* TO BE DONE:
Check each line of the material below for "chart", then copy the ones that contain it.

* MATERIAL PROVIDED:
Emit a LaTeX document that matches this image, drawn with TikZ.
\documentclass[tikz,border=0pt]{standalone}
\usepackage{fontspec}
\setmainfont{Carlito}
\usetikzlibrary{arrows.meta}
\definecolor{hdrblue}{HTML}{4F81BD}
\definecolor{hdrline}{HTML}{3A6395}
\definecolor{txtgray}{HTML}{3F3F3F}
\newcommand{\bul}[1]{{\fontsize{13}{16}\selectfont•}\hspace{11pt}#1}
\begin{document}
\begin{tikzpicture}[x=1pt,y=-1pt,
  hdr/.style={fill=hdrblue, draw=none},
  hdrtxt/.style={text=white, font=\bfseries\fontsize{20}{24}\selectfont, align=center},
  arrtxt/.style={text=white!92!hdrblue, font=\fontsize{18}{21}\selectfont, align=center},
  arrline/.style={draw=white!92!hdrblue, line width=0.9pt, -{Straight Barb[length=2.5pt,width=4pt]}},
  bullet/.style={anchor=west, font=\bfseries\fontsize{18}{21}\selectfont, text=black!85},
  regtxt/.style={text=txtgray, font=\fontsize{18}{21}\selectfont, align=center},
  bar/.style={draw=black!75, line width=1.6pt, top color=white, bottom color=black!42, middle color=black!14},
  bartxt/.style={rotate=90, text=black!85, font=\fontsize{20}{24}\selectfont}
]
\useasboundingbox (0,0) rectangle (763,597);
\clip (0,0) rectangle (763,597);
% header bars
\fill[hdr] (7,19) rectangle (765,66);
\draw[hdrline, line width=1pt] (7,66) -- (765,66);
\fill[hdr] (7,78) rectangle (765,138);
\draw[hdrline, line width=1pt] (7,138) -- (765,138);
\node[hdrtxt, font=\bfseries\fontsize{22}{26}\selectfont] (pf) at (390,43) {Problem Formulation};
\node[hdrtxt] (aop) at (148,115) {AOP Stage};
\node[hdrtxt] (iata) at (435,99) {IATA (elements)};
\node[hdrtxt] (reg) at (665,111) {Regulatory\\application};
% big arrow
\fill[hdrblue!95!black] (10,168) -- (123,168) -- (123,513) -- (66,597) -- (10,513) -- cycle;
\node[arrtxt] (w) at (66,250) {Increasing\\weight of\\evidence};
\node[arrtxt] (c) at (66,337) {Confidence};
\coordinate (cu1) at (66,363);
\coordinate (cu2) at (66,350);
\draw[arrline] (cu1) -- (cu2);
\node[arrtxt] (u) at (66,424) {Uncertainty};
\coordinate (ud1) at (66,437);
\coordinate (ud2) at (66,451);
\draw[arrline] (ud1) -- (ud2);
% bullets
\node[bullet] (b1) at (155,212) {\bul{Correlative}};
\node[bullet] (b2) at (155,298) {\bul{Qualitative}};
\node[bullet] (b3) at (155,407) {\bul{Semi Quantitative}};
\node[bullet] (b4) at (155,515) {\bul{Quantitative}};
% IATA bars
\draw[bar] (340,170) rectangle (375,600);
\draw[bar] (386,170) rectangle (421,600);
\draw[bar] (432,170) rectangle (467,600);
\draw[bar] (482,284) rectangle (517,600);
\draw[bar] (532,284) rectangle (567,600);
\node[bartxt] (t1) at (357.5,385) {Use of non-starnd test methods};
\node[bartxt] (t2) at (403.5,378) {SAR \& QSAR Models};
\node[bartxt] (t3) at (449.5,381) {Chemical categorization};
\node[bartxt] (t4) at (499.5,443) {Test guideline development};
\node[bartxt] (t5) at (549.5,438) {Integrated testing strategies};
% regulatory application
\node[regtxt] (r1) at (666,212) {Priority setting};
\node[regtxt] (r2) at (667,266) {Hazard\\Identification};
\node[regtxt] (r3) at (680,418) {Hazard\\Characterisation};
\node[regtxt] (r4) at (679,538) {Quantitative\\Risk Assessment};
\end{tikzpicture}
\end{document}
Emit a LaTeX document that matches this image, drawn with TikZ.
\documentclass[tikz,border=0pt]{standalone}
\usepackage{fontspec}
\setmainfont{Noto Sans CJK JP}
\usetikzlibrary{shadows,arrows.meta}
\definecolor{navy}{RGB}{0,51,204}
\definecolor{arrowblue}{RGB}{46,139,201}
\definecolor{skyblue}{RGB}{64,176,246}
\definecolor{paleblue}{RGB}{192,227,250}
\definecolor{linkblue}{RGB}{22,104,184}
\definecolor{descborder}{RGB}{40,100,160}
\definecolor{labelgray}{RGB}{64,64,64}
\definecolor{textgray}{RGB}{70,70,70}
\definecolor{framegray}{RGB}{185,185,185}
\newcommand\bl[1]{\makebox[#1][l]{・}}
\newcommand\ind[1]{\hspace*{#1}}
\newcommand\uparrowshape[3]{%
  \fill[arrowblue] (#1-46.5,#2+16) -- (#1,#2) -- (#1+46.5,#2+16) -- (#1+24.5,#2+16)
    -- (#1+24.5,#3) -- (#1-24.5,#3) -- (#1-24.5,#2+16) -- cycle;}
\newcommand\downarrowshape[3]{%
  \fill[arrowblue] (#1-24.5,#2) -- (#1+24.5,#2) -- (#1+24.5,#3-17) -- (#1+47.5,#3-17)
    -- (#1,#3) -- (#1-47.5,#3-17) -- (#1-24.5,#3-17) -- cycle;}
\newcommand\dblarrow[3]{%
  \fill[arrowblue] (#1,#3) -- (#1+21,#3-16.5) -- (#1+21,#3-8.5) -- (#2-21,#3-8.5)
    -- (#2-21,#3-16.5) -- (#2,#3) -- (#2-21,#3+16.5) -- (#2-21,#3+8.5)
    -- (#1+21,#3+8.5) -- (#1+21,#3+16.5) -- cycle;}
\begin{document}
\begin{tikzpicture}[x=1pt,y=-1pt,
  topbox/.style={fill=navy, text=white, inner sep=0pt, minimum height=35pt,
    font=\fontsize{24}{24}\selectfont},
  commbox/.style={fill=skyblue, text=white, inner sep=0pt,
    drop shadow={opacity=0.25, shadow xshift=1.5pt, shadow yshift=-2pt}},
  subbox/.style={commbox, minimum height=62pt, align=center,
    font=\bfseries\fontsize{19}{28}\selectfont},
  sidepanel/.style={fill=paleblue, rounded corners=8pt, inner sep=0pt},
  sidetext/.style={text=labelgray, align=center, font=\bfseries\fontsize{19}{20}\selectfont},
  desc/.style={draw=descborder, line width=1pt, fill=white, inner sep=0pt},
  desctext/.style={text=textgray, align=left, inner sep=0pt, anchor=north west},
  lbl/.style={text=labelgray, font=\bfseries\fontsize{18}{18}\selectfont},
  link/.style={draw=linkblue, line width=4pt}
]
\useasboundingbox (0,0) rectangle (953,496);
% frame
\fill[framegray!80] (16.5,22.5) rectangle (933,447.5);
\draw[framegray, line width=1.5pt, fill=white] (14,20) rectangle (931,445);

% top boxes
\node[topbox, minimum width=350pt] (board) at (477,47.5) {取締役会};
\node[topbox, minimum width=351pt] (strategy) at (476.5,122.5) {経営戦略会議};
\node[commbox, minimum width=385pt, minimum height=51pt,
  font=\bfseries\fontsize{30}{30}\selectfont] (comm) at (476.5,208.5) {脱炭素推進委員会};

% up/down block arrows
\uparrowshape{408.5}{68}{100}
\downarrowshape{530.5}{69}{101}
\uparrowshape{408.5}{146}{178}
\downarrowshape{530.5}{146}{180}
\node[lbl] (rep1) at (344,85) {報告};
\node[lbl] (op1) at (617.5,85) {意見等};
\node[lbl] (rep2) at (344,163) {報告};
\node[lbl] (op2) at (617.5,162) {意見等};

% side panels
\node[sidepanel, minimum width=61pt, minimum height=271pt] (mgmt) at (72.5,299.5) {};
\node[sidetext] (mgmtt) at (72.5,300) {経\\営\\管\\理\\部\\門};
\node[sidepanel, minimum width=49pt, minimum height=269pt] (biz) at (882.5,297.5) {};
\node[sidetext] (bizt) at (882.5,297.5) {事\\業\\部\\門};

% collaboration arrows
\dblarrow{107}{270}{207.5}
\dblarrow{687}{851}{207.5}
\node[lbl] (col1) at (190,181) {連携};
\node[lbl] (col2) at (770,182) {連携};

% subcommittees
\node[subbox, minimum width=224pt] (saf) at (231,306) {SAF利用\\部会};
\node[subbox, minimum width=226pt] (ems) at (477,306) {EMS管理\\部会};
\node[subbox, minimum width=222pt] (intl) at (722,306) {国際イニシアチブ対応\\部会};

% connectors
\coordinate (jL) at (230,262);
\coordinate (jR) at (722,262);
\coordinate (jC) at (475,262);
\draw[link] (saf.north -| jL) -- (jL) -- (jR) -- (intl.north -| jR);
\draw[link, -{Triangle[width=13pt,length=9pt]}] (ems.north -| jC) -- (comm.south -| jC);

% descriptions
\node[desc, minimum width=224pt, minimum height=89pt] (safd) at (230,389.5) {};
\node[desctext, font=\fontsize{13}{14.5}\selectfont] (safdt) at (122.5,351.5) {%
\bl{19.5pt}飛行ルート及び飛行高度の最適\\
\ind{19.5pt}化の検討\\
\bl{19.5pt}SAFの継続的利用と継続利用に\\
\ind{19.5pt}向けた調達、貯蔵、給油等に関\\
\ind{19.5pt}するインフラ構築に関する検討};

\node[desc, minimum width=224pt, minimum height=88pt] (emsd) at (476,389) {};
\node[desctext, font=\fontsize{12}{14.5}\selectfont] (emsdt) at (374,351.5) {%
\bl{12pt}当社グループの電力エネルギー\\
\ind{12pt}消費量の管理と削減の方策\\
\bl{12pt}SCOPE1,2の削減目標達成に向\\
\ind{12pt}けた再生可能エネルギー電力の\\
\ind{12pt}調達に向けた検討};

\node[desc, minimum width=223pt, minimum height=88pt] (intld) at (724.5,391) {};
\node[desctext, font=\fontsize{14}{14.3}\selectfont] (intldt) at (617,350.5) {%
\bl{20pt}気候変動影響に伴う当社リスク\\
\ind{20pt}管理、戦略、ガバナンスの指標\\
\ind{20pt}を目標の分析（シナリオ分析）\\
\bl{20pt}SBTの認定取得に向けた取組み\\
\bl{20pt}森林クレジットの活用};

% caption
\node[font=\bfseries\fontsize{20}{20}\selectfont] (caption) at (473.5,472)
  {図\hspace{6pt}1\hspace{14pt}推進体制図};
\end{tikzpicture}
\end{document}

* * *

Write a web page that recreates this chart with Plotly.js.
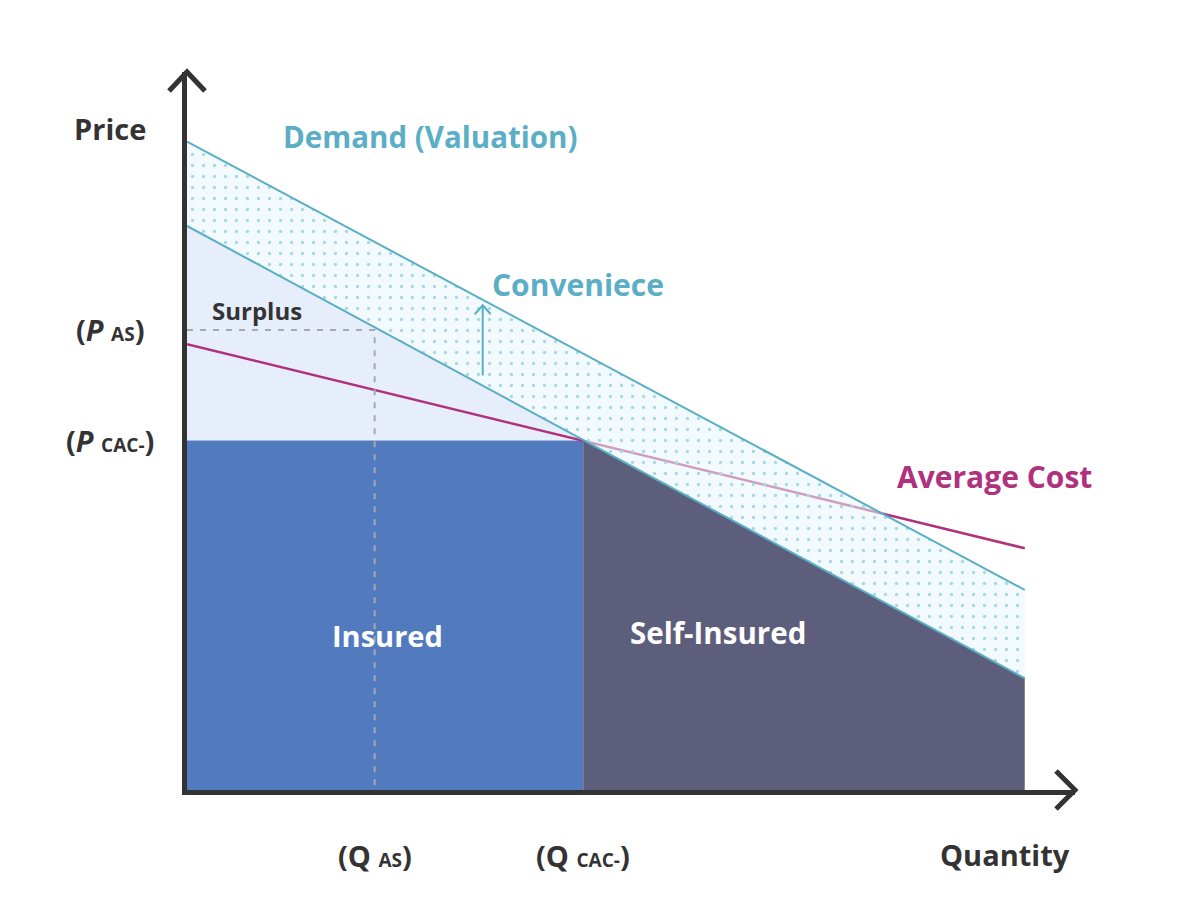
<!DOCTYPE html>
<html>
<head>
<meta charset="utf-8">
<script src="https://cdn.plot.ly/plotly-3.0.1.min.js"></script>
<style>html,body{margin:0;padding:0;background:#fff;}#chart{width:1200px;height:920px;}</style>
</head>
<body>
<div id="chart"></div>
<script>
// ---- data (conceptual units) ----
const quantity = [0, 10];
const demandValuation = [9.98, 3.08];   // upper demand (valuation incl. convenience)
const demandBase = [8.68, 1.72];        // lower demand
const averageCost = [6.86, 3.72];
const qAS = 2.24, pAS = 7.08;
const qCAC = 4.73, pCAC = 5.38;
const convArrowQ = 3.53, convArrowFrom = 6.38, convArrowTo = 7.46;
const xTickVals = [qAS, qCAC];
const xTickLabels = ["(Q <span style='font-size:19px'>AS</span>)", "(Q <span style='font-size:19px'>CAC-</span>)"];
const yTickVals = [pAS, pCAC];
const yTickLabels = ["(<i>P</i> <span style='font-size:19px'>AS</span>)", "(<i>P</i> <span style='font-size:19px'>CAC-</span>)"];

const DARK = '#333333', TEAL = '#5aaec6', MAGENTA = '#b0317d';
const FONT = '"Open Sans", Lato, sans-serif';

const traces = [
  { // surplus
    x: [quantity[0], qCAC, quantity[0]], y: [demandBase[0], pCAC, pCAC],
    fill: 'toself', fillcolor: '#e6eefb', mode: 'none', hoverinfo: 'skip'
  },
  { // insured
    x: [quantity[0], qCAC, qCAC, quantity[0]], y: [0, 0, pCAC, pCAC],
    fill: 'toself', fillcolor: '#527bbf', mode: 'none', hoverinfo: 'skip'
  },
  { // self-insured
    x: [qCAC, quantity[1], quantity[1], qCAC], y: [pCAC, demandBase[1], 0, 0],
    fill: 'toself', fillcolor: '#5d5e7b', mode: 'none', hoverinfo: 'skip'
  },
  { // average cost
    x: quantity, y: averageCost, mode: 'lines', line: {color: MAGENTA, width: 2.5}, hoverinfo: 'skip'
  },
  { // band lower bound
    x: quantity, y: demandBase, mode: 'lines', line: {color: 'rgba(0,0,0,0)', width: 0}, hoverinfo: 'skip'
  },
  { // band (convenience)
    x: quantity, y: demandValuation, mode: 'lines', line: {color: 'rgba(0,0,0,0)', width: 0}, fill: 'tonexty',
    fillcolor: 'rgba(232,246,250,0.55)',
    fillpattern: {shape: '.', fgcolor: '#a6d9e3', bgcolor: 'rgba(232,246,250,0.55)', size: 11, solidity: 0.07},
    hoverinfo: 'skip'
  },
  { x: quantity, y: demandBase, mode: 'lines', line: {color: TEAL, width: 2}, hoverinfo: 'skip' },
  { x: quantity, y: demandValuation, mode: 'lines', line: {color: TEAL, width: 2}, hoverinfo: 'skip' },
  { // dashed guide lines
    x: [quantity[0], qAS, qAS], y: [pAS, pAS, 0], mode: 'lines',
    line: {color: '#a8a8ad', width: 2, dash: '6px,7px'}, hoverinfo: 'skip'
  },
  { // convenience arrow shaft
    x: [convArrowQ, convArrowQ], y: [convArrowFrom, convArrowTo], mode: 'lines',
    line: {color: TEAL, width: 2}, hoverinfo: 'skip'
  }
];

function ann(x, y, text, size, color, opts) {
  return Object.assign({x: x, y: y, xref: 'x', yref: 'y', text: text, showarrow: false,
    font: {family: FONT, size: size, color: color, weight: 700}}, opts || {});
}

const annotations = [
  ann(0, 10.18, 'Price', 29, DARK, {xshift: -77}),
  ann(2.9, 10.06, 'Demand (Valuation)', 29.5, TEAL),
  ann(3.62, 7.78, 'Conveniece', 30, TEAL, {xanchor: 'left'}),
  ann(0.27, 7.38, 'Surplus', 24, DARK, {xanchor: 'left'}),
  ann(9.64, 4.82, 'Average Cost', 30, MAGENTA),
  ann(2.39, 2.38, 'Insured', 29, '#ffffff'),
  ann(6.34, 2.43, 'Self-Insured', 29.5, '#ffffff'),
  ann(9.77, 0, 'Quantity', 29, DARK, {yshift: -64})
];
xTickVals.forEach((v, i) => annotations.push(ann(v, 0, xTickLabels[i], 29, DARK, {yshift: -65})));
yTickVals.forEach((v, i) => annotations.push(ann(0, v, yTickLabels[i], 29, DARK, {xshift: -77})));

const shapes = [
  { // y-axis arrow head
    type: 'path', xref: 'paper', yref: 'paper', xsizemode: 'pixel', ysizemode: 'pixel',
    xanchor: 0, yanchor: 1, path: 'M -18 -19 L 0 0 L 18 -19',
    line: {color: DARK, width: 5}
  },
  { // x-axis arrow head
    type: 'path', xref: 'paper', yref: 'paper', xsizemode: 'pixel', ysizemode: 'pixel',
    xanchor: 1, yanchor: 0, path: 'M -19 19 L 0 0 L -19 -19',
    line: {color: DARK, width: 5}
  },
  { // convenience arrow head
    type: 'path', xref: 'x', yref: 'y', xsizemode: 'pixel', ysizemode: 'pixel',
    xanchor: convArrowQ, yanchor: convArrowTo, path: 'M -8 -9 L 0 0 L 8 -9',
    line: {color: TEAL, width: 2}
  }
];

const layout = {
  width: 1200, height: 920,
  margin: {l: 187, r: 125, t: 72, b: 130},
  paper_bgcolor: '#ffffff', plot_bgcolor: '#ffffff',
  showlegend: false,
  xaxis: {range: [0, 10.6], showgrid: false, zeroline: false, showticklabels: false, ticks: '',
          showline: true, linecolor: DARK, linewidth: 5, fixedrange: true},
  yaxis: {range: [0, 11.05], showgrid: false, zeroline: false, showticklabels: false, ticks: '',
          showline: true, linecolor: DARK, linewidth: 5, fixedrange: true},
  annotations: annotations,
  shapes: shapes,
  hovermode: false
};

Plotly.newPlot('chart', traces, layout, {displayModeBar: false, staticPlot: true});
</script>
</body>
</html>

* * *

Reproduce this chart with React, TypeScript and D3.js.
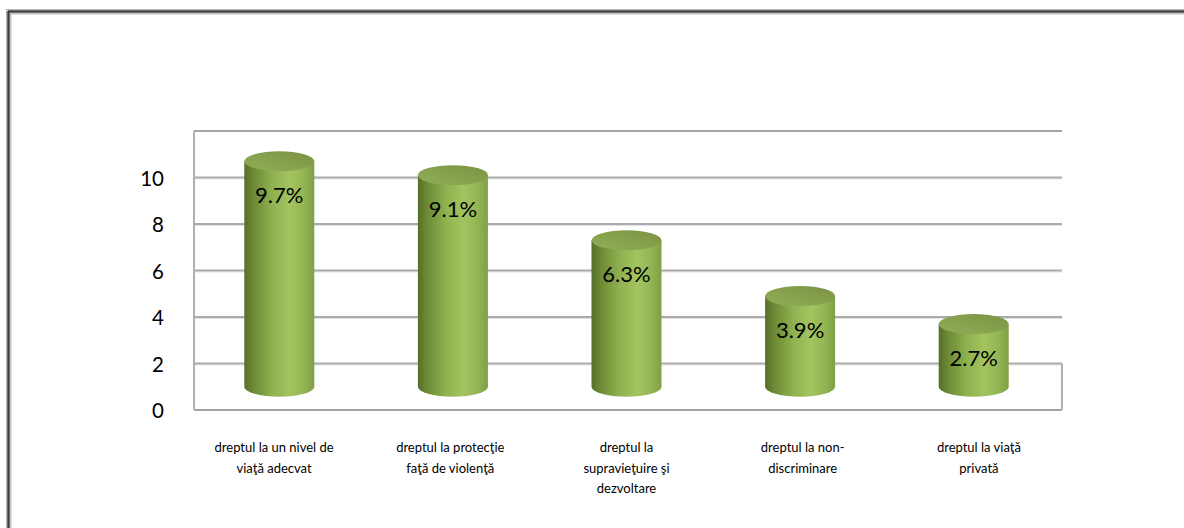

* EXERCISE ANSWER:
Write a web page that recreates this chart with Plotly.js.
<style>html,body{margin:0;padding:0;background:#fff;}#chart{width:1200px;height:920px;}</style>
<div id="chart"></div>
Plotly.newPlot('chart', traces, layout, {displayModeBar: false, staticPlot: true});
Reproduce this chart with React, TypeScript and D3.js.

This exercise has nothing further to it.